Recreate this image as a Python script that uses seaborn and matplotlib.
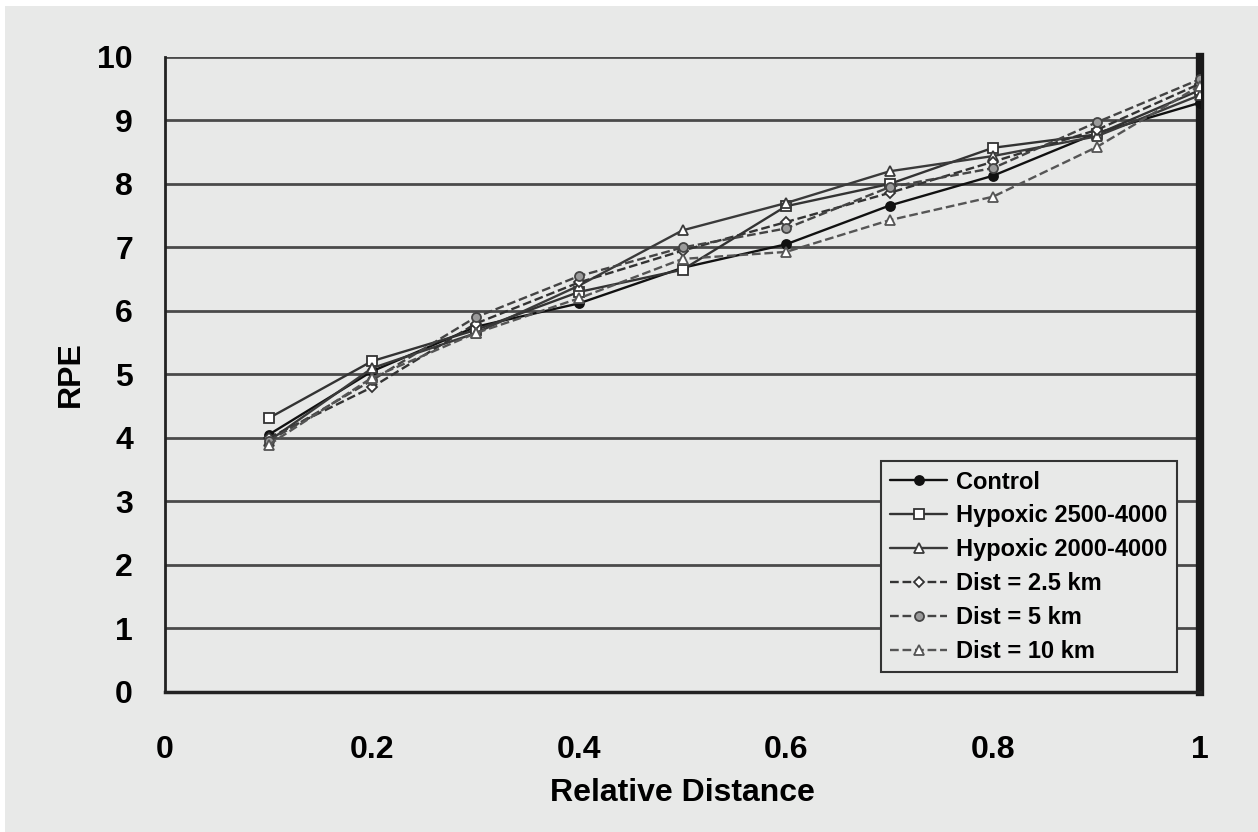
import pandas as pd
import matplotlib.pyplot as plt
import seaborn as sns
from matplotlib.patches import Rectangle

# Values
rel_dist = [0.1, 0.2, 0.3, 0.4, 0.5, 0.6, 0.7, 0.8, 0.9, 1.0]
control = [4.05, 5.05, 5.75, 6.12, 6.68, 7.05, 7.66, 8.13, 8.80, 9.28]
hyp_2500 = [4.31, 5.21, 5.70, 6.30, 6.65, 7.65, 8.00, 8.57, 8.78, 9.48]
hyp_2000 = [3.95, 5.10, 5.65, 6.40, 7.27, 7.70, 8.20, 8.44, 8.75, 9.40]
dist_25 = [4.00, 4.80, 5.80, 6.45, 6.95, 7.40, 7.86, 8.35, 8.85, 9.58]
dist_5 = [3.95, 4.91, 5.90, 6.55, 7.00, 7.30, 7.95, 8.25, 8.97, 9.65]
dist_10 = [3.89, 4.95, 5.65, 6.20, 6.82, 6.93, 7.43, 7.80, 8.58, 9.55]

series = {
    "Control": control,
    "Hypoxic 2500-4000": hyp_2500,
    "Hypoxic 2000-4000": hyp_2000,
    "Dist = 2.5 km": dist_25,
    "Dist = 5 km": dist_5,
    "Dist = 10 km": dist_10,
}

# line style, marker, line colour, marker face colour
styles = {
    "Control": ("-", "o", "#111111", "#111111"),
    "Hypoxic 2500-4000": ("-", "s", "#333333", "white"),
    "Hypoxic 2000-4000": ("-", "^", "#3a3a3a", "white"),
    "Dist = 2.5 km": ("--", "D", "#333333", "white"),
    "Dist = 5 km": ("--", "o", "#444444", "#9a9a9a"),
    "Dist = 10 km": ("--", "^", "#555555", "white"),
}

bg = "#e8e9e8"
sns.set_style("white")
plt.rcParams["font.family"] = ["Liberation Sans", "DejaVu Sans"]
plt.rcParams["font.weight"] = "bold"
plt.rcParams["text.color"] = "black"
plt.rcParams["axes.labelcolor"] = "black"
plt.rcParams["xtick.color"] = "black"
plt.rcParams["ytick.color"] = "black"

fig = plt.figure(figsize=(12.58, 8.32), dpi=100, facecolor=bg)
ax = fig.add_axes([0.1312, 0.1683, 0.8227, 0.7632])
ax.set_facecolor(bg)

# white strips at top and left of the scanned figure
fig.patches.append(Rectangle((0, 0.993), 1, 0.01, transform=fig.transFigure,
                             facecolor="white", edgecolor="none", zorder=0))
fig.patches.append(Rectangle((0, 0), 0.004, 1, transform=fig.transFigure,
                             facecolor="white", edgecolor="none", zorder=0))

for y in range(0, 11):
    ax.axhline(y, color="#4a4a4a", lw=2, zorder=1)

for name, vals in series.items():
    ls, mk, col, mfc = styles[name]
    ms = 5 if mk == "D" else 6.5
    sns.lineplot(x=rel_dist, y=vals, ax=ax, color=col, linestyle=ls, lw=1.7,
                 marker=mk, markersize=ms, markerfacecolor=mfc,
                 markeredgecolor=col, markeredgewidth=1.3, label=name,
                 zorder=3, dashes=False if ls == "-" else (4, 3))

ax.set_xlim(0, 1)
ax.set_ylim(0, 10)
ax.set_xticks([0, 0.2, 0.4, 0.6, 0.8, 1])
ax.set_xticklabels(["0", "0.2", "0.4", "0.6", "0.8", "1"])
ax.set_yticks(range(0, 11))
ax.tick_params(axis="both", labelsize=23, direction="out", length=9,
               width=2, color="#222222", labelcolor="black")
ax.tick_params(axis="x", pad=22)
ax.tick_params(axis="y", pad=14)
for lab in ax.get_xticklabels() + ax.get_yticklabels():
    lab.set_fontweight("bold")

ax.spines["top"].set_visible(False)
ax.spines["left"].set_color("#222222")
ax.spines["left"].set_linewidth(2)
ax.spines["bottom"].set_color("#222222")
ax.spines["bottom"].set_linewidth(2.5)
ax.spines["right"].set_color("#1a1a1a")
ax.spines["right"].set_linewidth(6)

ax.set_xlabel("Relative Distance", fontsize=23, fontweight="bold", labelpad=9)
ax.set_ylabel("RPE", fontsize=23, fontweight="bold", labelpad=8)

leg = ax.legend(loc="lower right", bbox_to_anchor=(0.978, 0.031), fontsize=17,
                frameon=True, fancybox=False, handlelength=2.4,
                borderpad=0.4, labelspacing=0.46, handletextpad=0.4,
                borderaxespad=0)
leg.get_frame().set_facecolor(bg)
leg.get_frame().set_edgecolor("#333333")
leg.get_frame().set_linewidth(1.5)
leg.get_frame().set_alpha(1)
for t in leg.get_texts():
    t.set_fontweight("bold")
    t.set_color("black")

plt.savefig("out.png", dpi=100, facecolor=bg)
•••
- [Your objective]
From the listing, extract all text exactly as given and drop any picture.

- [Full solution]
Recreate this image as a Python script that uses seaborn and matplotlib.
import pandas as pd
import matplotlib.pyplot as plt
import seaborn as sns
from matplotlib.patches import Rectangle

# Values
rel_dist = [0.1, 0.2, 0.3, 0.4, 0.5, 0.6, 0.7, 0.8, 0.9, 1.0]
control = [4.05, 5.05, 5.75, 6.12, 6.68, 7.05, 7.66, 8.13, 8.80, 9.28]
hyp_2500 = [4.31, 5.21, 5.70, 6.30, 6.65, 7.65, 8.00, 8.57, 8.78, 9.48]
hyp_2000 = [3.95, 5.10, 5.65, 6.40, 7.27, 7.70, 8.20, 8.44, 8.75, 9.40]
dist_25 = [4.00, 4.80, 5.80, 6.45, 6.95, 7.40, 7.86, 8.35, 8.85, 9.58]
dist_5 = [3.95, 4.91, 5.90, 6.55, 7.00, 7.30, 7.95, 8.25, 8.97, 9.65]
dist_10 = [3.89, 4.95, 5.65, 6.20, 6.82, 6.93, 7.43, 7.80, 8.58, 9.55]

series = {
    "Control": control,
    "Hypoxic 2500-4000": hyp_2500,
    "Hypoxic 2000-4000": hyp_2000,
    "Dist = 2.5 km": dist_25,
    "Dist = 5 km": dist_5,
    "Dist = 10 km": dist_10,
}

# line style, marker, line colour, marker face colour
styles = {
    "Control": ("-", "o", "#111111", "#111111"),
    "Hypoxic 2500-4000": ("-", "s", "#333333", "white"),
    "Hypoxic 2000-4000": ("-", "^", "#3a3a3a", "white"),
    "Dist = 2.5 km": ("--", "D", "#333333", "white"),
    "Dist = 5 km": ("--", "o", "#444444", "#9a9a9a"),
    "Dist = 10 km": ("--", "^", "#555555", "white"),
}

bg = "#e8e9e8"
sns.set_style("white")
plt.rcParams["font.family"] = ["Liberation Sans", "DejaVu Sans"]
plt.rcParams["font.weight"] = "bold"
plt.rcParams["text.color"] = "black"
plt.rcParams["axes.labelcolor"] = "black"
plt.rcParams["xtick.color"] = "black"
plt.rcParams["ytick.color"] = "black"

fig = plt.figure(figsize=(12.58, 8.32), dpi=100, facecolor=bg)
ax = fig.add_axes([0.1312, 0.1683, 0.8227, 0.7632])
ax.set_facecolor(bg)

# white strips at top and left of the scanned figure
fig.patches.append(Rectangle((0, 0.993), 1, 0.01, transform=fig.transFigure,
                             facecolor="white", edgecolor="none", zorder=0))
fig.patches.append(Rectangle((0, 0), 0.004, 1, transform=fig.transFigure,
                             facecolor="white", edgecolor="none", zorder=0))

for y in range(0, 11):
    ax.axhline(y, color="#4a4a4a", lw=2, zorder=1)

for name, vals in series.items():
    ls, mk, col, mfc = styles[name]
    ms = 5 if mk == "D" else 6.5
    sns.lineplot(x=rel_dist, y=vals, ax=ax, color=col, linestyle=ls, lw=1.7,
                 marker=mk, markersize=ms, markerfacecolor=mfc,
                 markeredgecolor=col, markeredgewidth=1.3, label=name,
                 zorder=3, dashes=False if ls == "-" else (4, 3))

ax.set_xlim(0, 1)
ax.set_ylim(0, 10)
ax.set_xticks([0, 0.2, 0.4, 0.6, 0.8, 1])
ax.set_xticklabels(["0", "0.2", "0.4", "0.6", "0.8", "1"])
ax.set_yticks(range(0, 11))
ax.tick_params(axis="both", labelsize=23, direction="out", length=9,
               width=2, color="#222222", labelcolor="black")
ax.tick_params(axis="x", pad=22)
ax.tick_params(axis="y", pad=14)
for lab in ax.get_xticklabels() + ax.get_yticklabels():
    lab.set_fontweight("bold")

ax.spines["top"].set_visible(False)
ax.spines["left"].set_color("#222222")
ax.spines["left"].set_linewidth(2)
ax.spines["bottom"].set_color("#222222")
ax.spines["bottom"].set_linewidth(2.5)
ax.spines["right"].set_color("#1a1a1a")
ax.spines["right"].set_linewidth(6)

ax.set_xlabel("Relative Distance", fontsize=23, fontweight="bold", labelpad=9)
ax.set_ylabel("RPE", fontsize=23, fontweight="bold", labelpad=8)

leg = ax.legend(loc="lower right", bbox_to_anchor=(0.978, 0.031), fontsize=17,
                frameon=True, fancybox=False, handlelength=2.4,
                borderpad=0.4, labelspacing=0.46, handletextpad=0.4,
                borderaxespad=0)
leg.get_frame().set_facecolor(bg)
leg.get_frame().set_edgecolor("#333333")
leg.get_frame().set_linewidth(1.5)
leg.get_frame().set_alpha(1)
for t in leg.get_texts():
    t.set_fontweight("bold")
    t.set_color("black")

plt.savefig("out.png", dpi=100, facecolor=bg)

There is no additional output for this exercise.